Enhanced activity and SO2 tolerance in low-temperature NH3-SCR of NOx over MnCr catalyst by hetero-oxide modification

Abstract

Developing NH3-SCR catalysts with high humid-SO2 resistance is of great significance for NOx emission control of the two-stroke low-speed ship. For further optimizing the catalytic performance and SO2 tolerance of Mn-Cr catalyst, Al2O3, CeO2 and Nb2O5 were doped by coprecipitation. Through structural analyses, it was determined that the incorporation of Al and Ce effectively increased the surface area of the catalysts and promoted the dispersion of various components throughout them.
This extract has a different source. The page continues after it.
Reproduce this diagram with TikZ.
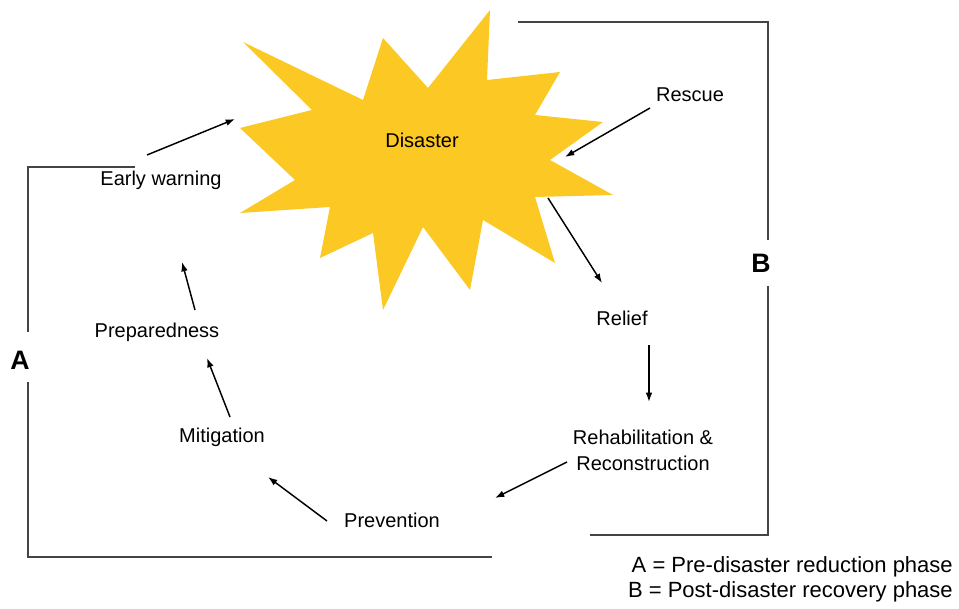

Moreover, the introduction of Nb led to the formation of secondary particle aggregates, ultimately strengthening the structural stability of the catalysts. The catalytic performance, N2 selectivity and SO2 tolerance of the co-doped catalyst containing Al2O3, CeO2 and Nb2O5 showed remarkable improvement. The NOx conversion of MnCrCeAlNb was exceeding 90% and N2 selectivity above 97% at 175–300 °C and remained around 88% after 10 h reaction under 150 ppm SO2 and 10 vol% H2O at 225 °C. Co-doping Al2O3, CeO2 and Nb2O5 greatly improved the reducibility and significantly increased the number of surface acid sites. And the XPS results demonstrated that the addition of niobium enhanced the redox properties and adsorbed oxygen through the electron transfer between Mn4+ and Cr3+, resulting in a significant promotion in the NH3-SCR performance and humid-SO2 tolerance. In particular, the cause of the excellent humid-SO2 tolerance of the MnCrCeAlNb was investigated by TG and FT-IR, demonstrating that the Nb addition significantly reduce the formation of (NH4)2SO4, NH4HSO4 and sulfate on the surface of MnCr catalyst. These results suggested that the doping of Hetero-oxide greatly enhanced the low-temperature NH3-SCR and SO2 tolerance of Mn-Cr based catalysts.